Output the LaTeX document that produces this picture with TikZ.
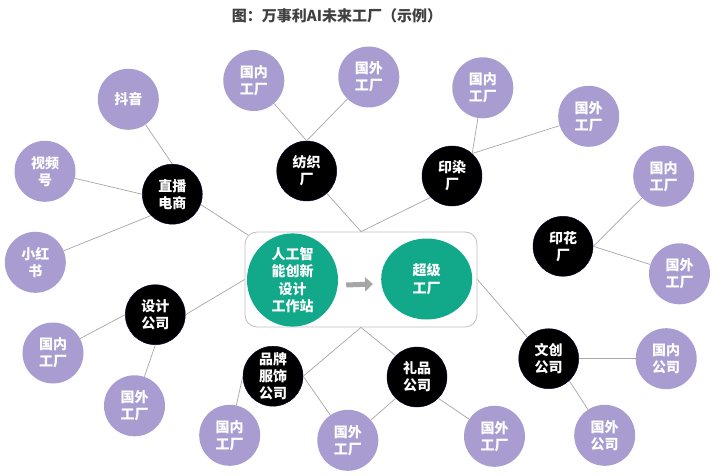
\documentclass[tikz,border=0pt]{standalone}
\usepackage{fontspec}
\setmainfont{Noto Sans CJK SC}
\usetikzlibrary{calc,positioning,shapes.geometric,arrows.meta}
\definecolor{zise}{HTML}{A99CD0}
\definecolor{lvse}{HTML}{12A88A}
\definecolor{xian}{HTML}{A6A6A6}
\definecolor{kuang}{HTML}{BFBFBF}
\definecolor{biaoti}{HTML}{404040}

\begin{document}
\begin{tikzpicture}[x=1pt,y=-1pt,
    hei/.style={circle,fill=black,draw=black!80!blue,text=white,minimum size=60pt,inner sep=0pt,align=center,font=\fontsize{14}{17}\selectfont\bfseries},
    zi/.style={circle,fill=zise,text=white,minimum size=61pt,inner sep=0pt,align=center,font=\fontsize{14}{17}\selectfont\bfseries},
    lv/.style={ellipse,fill=lvse,text=white,minimum width=91pt,minimum height=81pt,inner sep=0pt,align=center,font=\fontsize{14}{17.5}\selectfont\bfseries},
    lian/.style={draw=xian,line width=0.7pt}]
      \useasboundingbox (0,0) rectangle (723,476);
      \node[text=biaoti,font=\fontsize{15}{18}\selectfont\bfseries] (T) at (337,16) {图：万事利AI未来工厂（示例）};
      % center box
      \node[draw=kuang,line width=0.8pt,rounded corners=12pt,minimum width=232pt,minimum height=95pt] (box) at (361,279.5) {};
      \node[lv] (ai) at (292.5,280) {人工智\\能创新\\设计\\工作站};
      \node[lv] (cj) at (426.7,279) {超级\\工厂};
      \draw[xian,line width=5pt,-{Triangle[length=8pt,width=14pt]}] (ai.east)++(8,5) -- ($(cj.west)+(-8,5)$);
      % black nodes
      \node[hei] (zb) at (172.3,194.2) {直播\\电商};
      \node[hei] (fz) at (306.7,171) {纺织\\厂};
      \node[hei] (yr) at (452,176) {印染\\厂};
      \node[hei] (yh) at (563,246.3) {印花\\厂};
      \node[hei] (sj) at (155.3,314.7) {设计\\公司};
      \node[hei] (pp) at (273,376.2) {品牌\\服饰\\公司};
      \node[hei] (lp) at (417,377) {礼品\\公司};
      \node[hei] (wc) at (548.7,358.7) {文创\\公司};
      % purple nodes
      \node[zi] (dy) at (128.3,99.3) {抖音};
      \node[zi] (sph) at (45,171.3) {视频\\号};
      \node[zi] (xhs) at (35.3,262.3) {小红\\书};
      \node[zi] (fzn) at (253.8,80.5) {国内\\工厂};
      \node[zi] (fzw) at (368.8,77) {国外\\工厂};
      \node[zi] (yrn) at (482.8,87.8) {国内\\工厂};
      \node[zi] (yrw) at (588.7,116.3) {国外\\工厂};
      \node[zi] (yhn) at (663.7,176.2) {国内\\工厂};
      \node[zi] (yhw) at (679.5,273.8) {国外\\工厂};
      \node[zi] (wcn) at (666.2,358.7) {国内\\公司};
      \node[zi] (wcw) at (604.7,435.3) {国外\\公司};
      \node[zi] (sjn) at (53,353) {国内\\工厂};
      \node[zi] (sjw) at (134.5,405.8) {国外\\工厂};
      \node[zi] (ppn) at (229.7,435.3) {国内\\工厂};
      \node[zi] (mid) at (347.8,440.3) {国外\\工厂};
      \node[zi] (lpw) at (494.5,436.3) {国外\\工厂};
      % connectors
      \draw[lian] (dy) -- (zb.north);
      \draw[lian] (sph) -- (zb.west);
      \draw[lian] (xhs) -- (zb.225);
      \draw[lian] (zb.-20) -- ($(box.north west)+(3.5,3.5)$);
      \draw[lian] (fzn) -- (fz.north);
      \draw[lian] (fzw) -- (fz.north);
      \draw[lian] (fz) -- (box.north);
      \draw[lian] (yrn) -- (yr.48);
      \draw[lian] (yrw) -- (yr.48);
      \draw[lian] (yr.225) -- (box.north);
      \draw[lian] (yhn) -- (yh.east);
      \draw[lian] (yhw) -- (yh.east);
      \draw[lian] (wc.135) -- (box.east);
      \draw[lian] (wc.east) -- (wcn);
      \draw[lian] (wc.-47) -- (wcw);
      \draw[lian] (sj.east) -- (box.west);
      \draw[lian] (sj.west) -- (sjn);
      \draw[lian] (sj.south) -- (sjw);
      \draw[lian] (pp.east) -- (box.south);
      \draw[lian] (pp.west) -- (ppn);
      \draw[lian] (pp.east) -- (mid);
      \draw[lian] (lp.135) -- (box.south);
      \draw[lian] (lp.225) -- (mid);
      \draw[lian] (lp.-45) -- (lpw);
\end{tikzpicture}
\end{document}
# # #
▶ [SHORT PROBLEM] Every line above should be repeated exactly; pictures stay out of the copy.

▶ [SOLUTION TO THIS TASK]
Output the LaTeX document that produces this picture with TikZ.
\documentclass[tikz,border=0pt]{standalone}
\usepackage{fontspec}
\setmainfont{Noto Sans CJK SC}
\usetikzlibrary{calc,positioning,shapes.geometric,arrows.meta}
\definecolor{zise}{HTML}{A99CD0}
\definecolor{lvse}{HTML}{12A88A}
\definecolor{xian}{HTML}{A6A6A6}
\definecolor{kuang}{HTML}{BFBFBF}
\definecolor{biaoti}{HTML}{404040}

\begin{document}
\begin{tikzpicture}[x=1pt,y=-1pt,
    hei/.style={circle,fill=black,draw=black!80!blue,text=white,minimum size=60pt,inner sep=0pt,align=center,font=\fontsize{14}{17}\selectfont\bfseries},
    zi/.style={circle,fill=zise,text=white,minimum size=61pt,inner sep=0pt,align=center,font=\fontsize{14}{17}\selectfont\bfseries},
    lv/.style={ellipse,fill=lvse,text=white,minimum width=91pt,minimum height=81pt,inner sep=0pt,align=center,font=\fontsize{14}{17.5}\selectfont\bfseries},
    lian/.style={draw=xian,line width=0.7pt}]
      \useasboundingbox (0,0) rectangle (723,476);
      \node[text=biaoti,font=\fontsize{15}{18}\selectfont\bfseries] (T) at (337,16) {图：万事利AI未来工厂（示例）};
      % center box
      \node[draw=kuang,line width=0.8pt,rounded corners=12pt,minimum width=232pt,minimum height=95pt] (box) at (361,279.5) {};
      \node[lv] (ai) at (292.5,280) {人工智\\能创新\\设计\\工作站};
      \node[lv] (cj) at (426.7,279) {超级\\工厂};
      \draw[xian,line width=5pt,-{Triangle[length=8pt,width=14pt]}] (ai.east)++(8,5) -- ($(cj.west)+(-8,5)$);
      % black nodes
      \node[hei] (zb) at (172.3,194.2) {直播\\电商};
      \node[hei] (fz) at (306.7,171) {纺织\\厂};
      \node[hei] (yr) at (452,176) {印染\\厂};
      \node[hei] (yh) at (563,246.3) {印花\\厂};
      \node[hei] (sj) at (155.3,314.7) {设计\\公司};
      \node[hei] (pp) at (273,376.2) {品牌\\服饰\\公司};
      \node[hei] (lp) at (417,377) {礼品\\公司};
      \node[hei] (wc) at (548.7,358.7) {文创\\公司};
      % purple nodes
      \node[zi] (dy) at (128.3,99.3) {抖音};
      \node[zi] (sph) at (45,171.3) {视频\\号};
      \node[zi] (xhs) at (35.3,262.3) {小红\\书};
      \node[zi] (fzn) at (253.8,80.5) {国内\\工厂};
      \node[zi] (fzw) at (368.8,77) {国外\\工厂};
      \node[zi] (yrn) at (482.8,87.8) {国内\\工厂};
      \node[zi] (yrw) at (588.7,116.3) {国外\\工厂};
      \node[zi] (yhn) at (663.7,176.2) {国内\\工厂};
      \node[zi] (yhw) at (679.5,273.8) {国外\\工厂};
      \node[zi] (wcn) at (666.2,358.7) {国内\\公司};
      \node[zi] (wcw) at (604.7,435.3) {国外\\公司};
      \node[zi] (sjn) at (53,353) {国内\\工厂};
      \node[zi] (sjw) at (134.5,405.8) {国外\\工厂};
      \node[zi] (ppn) at (229.7,435.3) {国内\\工厂};
      \node[zi] (mid) at (347.8,440.3) {国外\\工厂};
      \node[zi] (lpw) at (494.5,436.3) {国外\\工厂};
      % connectors
      \draw[lian] (dy) -- (zb.north);
      \draw[lian] (sph) -- (zb.west);
      \draw[lian] (xhs) -- (zb.225);
      \draw[lian] (zb.-20) -- ($(box.north west)+(3.5,3.5)$);
      \draw[lian] (fzn) -- (fz.north);
      \draw[lian] (fzw) -- (fz.north);
      \draw[lian] (fz) -- (box.north);
      \draw[lian] (yrn) -- (yr.48);
      \draw[lian] (yrw) -- (yr.48);
      \draw[lian] (yr.225) -- (box.north);
      \draw[lian] (yhn) -- (yh.east);
      \draw[lian] (yhw) -- (yh.east);
      \draw[lian] (wc.135) -- (box.east);
      \draw[lian] (wc.east) -- (wcn);
      \draw[lian] (wc.-47) -- (wcw);
      \draw[lian] (sj.east) -- (box.west);
      \draw[lian] (sj.west) -- (sjn);
      \draw[lian] (sj.south) -- (sjw);
      \draw[lian] (pp.east) -- (box.south);
      \draw[lian] (pp.west) -- (ppn);
      \draw[lian] (pp.east) -- (mid);
      \draw[lian] (lp.135) -- (box.south);
      \draw[lian] (lp.225) -- (mid);
      \draw[lian] (lp.-45) -- (lpw);
\end{tikzpicture}
\end{document}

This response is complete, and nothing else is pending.